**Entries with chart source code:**
▬▬▬▬▬▬▬▬▬▬
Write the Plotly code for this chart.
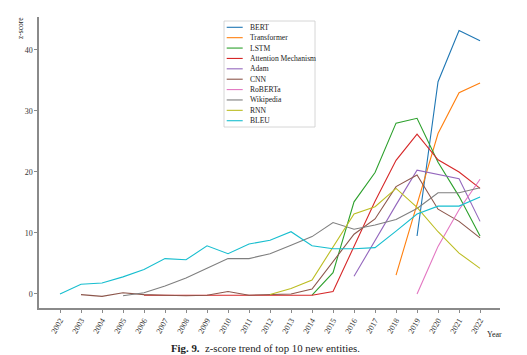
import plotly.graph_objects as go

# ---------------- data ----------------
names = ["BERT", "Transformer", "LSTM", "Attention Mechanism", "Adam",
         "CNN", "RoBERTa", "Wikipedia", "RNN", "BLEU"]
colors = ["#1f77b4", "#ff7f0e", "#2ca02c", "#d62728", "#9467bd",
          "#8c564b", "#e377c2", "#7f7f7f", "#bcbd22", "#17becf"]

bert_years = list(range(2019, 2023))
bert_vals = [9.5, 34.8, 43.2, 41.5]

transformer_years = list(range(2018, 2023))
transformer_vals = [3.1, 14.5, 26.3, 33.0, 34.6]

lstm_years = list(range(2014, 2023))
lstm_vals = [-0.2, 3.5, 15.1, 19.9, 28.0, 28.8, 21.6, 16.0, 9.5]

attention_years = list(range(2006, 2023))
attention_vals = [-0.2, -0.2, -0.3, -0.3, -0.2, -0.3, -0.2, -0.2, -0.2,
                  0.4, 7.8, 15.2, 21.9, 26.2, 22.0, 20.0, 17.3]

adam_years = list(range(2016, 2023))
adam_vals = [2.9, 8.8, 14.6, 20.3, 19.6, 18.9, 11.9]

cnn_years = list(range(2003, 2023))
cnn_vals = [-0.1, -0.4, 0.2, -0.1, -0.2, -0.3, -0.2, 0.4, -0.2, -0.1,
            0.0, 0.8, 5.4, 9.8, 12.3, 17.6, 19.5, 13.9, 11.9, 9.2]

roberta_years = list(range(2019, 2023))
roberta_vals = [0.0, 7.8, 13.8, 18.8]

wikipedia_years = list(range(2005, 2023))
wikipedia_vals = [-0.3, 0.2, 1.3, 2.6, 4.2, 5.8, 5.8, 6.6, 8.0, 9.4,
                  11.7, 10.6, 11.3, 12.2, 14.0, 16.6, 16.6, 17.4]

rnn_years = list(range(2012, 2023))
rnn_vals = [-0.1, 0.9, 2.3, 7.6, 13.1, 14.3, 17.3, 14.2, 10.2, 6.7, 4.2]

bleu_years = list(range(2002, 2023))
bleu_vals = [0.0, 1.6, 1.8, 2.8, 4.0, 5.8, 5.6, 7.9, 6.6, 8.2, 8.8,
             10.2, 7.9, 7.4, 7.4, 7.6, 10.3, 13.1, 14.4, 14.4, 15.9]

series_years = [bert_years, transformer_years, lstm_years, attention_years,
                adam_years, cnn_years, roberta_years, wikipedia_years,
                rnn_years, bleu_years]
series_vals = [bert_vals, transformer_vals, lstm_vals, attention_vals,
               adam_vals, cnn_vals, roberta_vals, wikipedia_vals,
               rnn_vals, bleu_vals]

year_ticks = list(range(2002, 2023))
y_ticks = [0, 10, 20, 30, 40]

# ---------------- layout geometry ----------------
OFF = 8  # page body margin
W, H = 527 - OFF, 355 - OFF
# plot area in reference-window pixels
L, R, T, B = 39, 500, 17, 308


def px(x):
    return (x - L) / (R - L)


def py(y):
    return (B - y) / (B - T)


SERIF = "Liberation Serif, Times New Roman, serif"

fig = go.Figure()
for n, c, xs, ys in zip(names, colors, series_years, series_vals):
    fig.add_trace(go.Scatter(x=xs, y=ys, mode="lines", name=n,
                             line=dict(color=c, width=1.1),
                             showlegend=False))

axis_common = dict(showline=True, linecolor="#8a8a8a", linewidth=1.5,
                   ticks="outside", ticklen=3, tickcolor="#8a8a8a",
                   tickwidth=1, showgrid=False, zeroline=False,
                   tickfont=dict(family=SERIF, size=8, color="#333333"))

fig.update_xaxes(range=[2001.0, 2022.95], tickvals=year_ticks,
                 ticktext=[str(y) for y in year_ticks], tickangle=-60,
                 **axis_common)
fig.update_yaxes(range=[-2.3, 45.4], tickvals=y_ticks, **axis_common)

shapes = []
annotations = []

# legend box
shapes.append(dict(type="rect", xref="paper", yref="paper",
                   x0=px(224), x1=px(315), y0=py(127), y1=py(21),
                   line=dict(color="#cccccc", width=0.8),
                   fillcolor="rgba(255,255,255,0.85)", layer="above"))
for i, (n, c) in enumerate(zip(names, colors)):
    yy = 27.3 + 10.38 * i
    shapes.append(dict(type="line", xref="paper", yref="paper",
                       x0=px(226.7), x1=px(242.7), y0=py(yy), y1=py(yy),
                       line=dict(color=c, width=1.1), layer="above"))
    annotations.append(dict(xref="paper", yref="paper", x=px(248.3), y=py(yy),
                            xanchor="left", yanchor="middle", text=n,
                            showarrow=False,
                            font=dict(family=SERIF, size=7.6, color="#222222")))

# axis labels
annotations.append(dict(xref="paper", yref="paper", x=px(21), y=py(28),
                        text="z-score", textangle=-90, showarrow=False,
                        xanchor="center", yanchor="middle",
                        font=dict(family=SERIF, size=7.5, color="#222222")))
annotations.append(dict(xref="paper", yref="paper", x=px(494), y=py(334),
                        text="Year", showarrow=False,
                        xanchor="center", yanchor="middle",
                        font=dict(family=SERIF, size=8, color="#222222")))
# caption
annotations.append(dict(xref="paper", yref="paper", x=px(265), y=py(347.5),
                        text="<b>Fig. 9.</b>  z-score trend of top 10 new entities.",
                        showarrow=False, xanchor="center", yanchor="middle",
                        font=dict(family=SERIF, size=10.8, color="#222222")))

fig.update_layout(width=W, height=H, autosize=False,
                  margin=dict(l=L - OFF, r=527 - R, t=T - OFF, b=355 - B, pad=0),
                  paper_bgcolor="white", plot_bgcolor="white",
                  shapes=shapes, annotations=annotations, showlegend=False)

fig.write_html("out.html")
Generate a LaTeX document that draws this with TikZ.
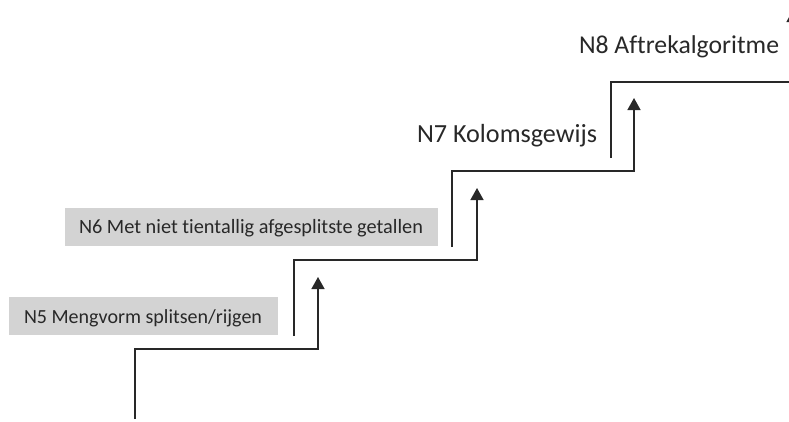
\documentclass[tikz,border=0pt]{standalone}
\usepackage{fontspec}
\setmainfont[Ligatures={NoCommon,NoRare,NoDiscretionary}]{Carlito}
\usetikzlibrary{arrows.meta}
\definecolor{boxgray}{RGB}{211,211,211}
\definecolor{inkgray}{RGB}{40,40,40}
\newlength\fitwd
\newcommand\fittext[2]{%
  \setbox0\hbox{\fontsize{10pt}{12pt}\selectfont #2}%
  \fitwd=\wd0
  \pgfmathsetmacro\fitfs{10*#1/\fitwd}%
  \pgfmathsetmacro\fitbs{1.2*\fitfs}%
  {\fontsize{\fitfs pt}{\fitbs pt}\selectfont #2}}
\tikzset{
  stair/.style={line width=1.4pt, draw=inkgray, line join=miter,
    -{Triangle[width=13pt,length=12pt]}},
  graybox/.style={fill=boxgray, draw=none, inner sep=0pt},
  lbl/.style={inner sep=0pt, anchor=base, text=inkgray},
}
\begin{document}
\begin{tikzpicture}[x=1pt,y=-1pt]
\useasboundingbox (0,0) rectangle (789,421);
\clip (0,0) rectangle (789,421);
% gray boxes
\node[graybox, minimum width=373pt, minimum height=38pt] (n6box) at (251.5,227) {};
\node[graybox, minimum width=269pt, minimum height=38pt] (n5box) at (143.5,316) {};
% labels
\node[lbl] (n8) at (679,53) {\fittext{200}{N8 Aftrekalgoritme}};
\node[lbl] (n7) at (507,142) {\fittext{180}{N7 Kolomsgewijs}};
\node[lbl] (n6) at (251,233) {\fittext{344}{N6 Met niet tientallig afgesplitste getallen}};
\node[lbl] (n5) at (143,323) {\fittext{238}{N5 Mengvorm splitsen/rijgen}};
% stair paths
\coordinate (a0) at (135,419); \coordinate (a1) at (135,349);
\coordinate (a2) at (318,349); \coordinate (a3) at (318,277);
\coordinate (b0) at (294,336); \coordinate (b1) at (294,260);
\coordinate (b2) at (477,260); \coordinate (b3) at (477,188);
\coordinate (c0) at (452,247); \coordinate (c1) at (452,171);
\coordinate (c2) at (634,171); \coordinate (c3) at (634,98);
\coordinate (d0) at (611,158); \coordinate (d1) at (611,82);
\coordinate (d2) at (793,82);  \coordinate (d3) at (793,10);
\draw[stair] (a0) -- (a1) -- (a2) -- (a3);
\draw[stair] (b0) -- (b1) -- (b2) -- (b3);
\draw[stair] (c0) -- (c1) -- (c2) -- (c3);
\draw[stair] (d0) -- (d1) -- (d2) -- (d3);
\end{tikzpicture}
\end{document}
▬▬▬▬▬▬▬▬▬▬
**Instructions for the task:** Extract, verbatim and alone, the lines from the line that contains "Generate a LaTeX" to the last line of the records, inclusive; drop any picture.

**Solution:**
Generate a LaTeX document that draws this with TikZ.
\documentclass[tikz,border=0pt]{standalone}
\usepackage{fontspec}
\setmainfont[Ligatures={NoCommon,NoRare,NoDiscretionary}]{Carlito}
\usetikzlibrary{arrows.meta}
\definecolor{boxgray}{RGB}{211,211,211}
\definecolor{inkgray}{RGB}{40,40,40}
\newlength\fitwd
\newcommand\fittext[2]{%
  \setbox0\hbox{\fontsize{10pt}{12pt}\selectfont #2}%
  \fitwd=\wd0
  \pgfmathsetmacro\fitfs{10*#1/\fitwd}%
  \pgfmathsetmacro\fitbs{1.2*\fitfs}%
  {\fontsize{\fitfs pt}{\fitbs pt}\selectfont #2}}
\tikzset{
  stair/.style={line width=1.4pt, draw=inkgray, line join=miter,
    -{Triangle[width=13pt,length=12pt]}},
  graybox/.style={fill=boxgray, draw=none, inner sep=0pt},
  lbl/.style={inner sep=0pt, anchor=base, text=inkgray},
}
\begin{document}
\begin{tikzpicture}[x=1pt,y=-1pt]
\useasboundingbox (0,0) rectangle (789,421);
\clip (0,0) rectangle (789,421);
% gray boxes
\node[graybox, minimum width=373pt, minimum height=38pt] (n6box) at (251.5,227) {};
\node[graybox, minimum width=269pt, minimum height=38pt] (n5box) at (143.5,316) {};
% labels
\node[lbl] (n8) at (679,53) {\fittext{200}{N8 Aftrekalgoritme}};
\node[lbl] (n7) at (507,142) {\fittext{180}{N7 Kolomsgewijs}};
\node[lbl] (n6) at (251,233) {\fittext{344}{N6 Met niet tientallig afgesplitste getallen}};
\node[lbl] (n5) at (143,323) {\fittext{238}{N5 Mengvorm splitsen/rijgen}};
% stair paths
\coordinate (a0) at (135,419); \coordinate (a1) at (135,349);
\coordinate (a2) at (318,349); \coordinate (a3) at (318,277);
\coordinate (b0) at (294,336); \coordinate (b1) at (294,260);
\coordinate (b2) at (477,260); \coordinate (b3) at (477,188);
\coordinate (c0) at (452,247); \coordinate (c1) at (452,171);
\coordinate (c2) at (634,171); \coordinate (c3) at (634,98);
\coordinate (d0) at (611,158); \coordinate (d1) at (611,82);
\coordinate (d2) at (793,82);  \coordinate (d3) at (793,10);
\draw[stair] (a0) -- (a1) -- (a2) -- (a3);
\draw[stair] (b0) -- (b1) -- (b2) -- (b3);
\draw[stair] (c0) -- (c1) -- (c2) -- (c3);
\draw[stair] (d0) -- (d1) -- (d2) -- (d3);
\end{tikzpicture}
\end{document}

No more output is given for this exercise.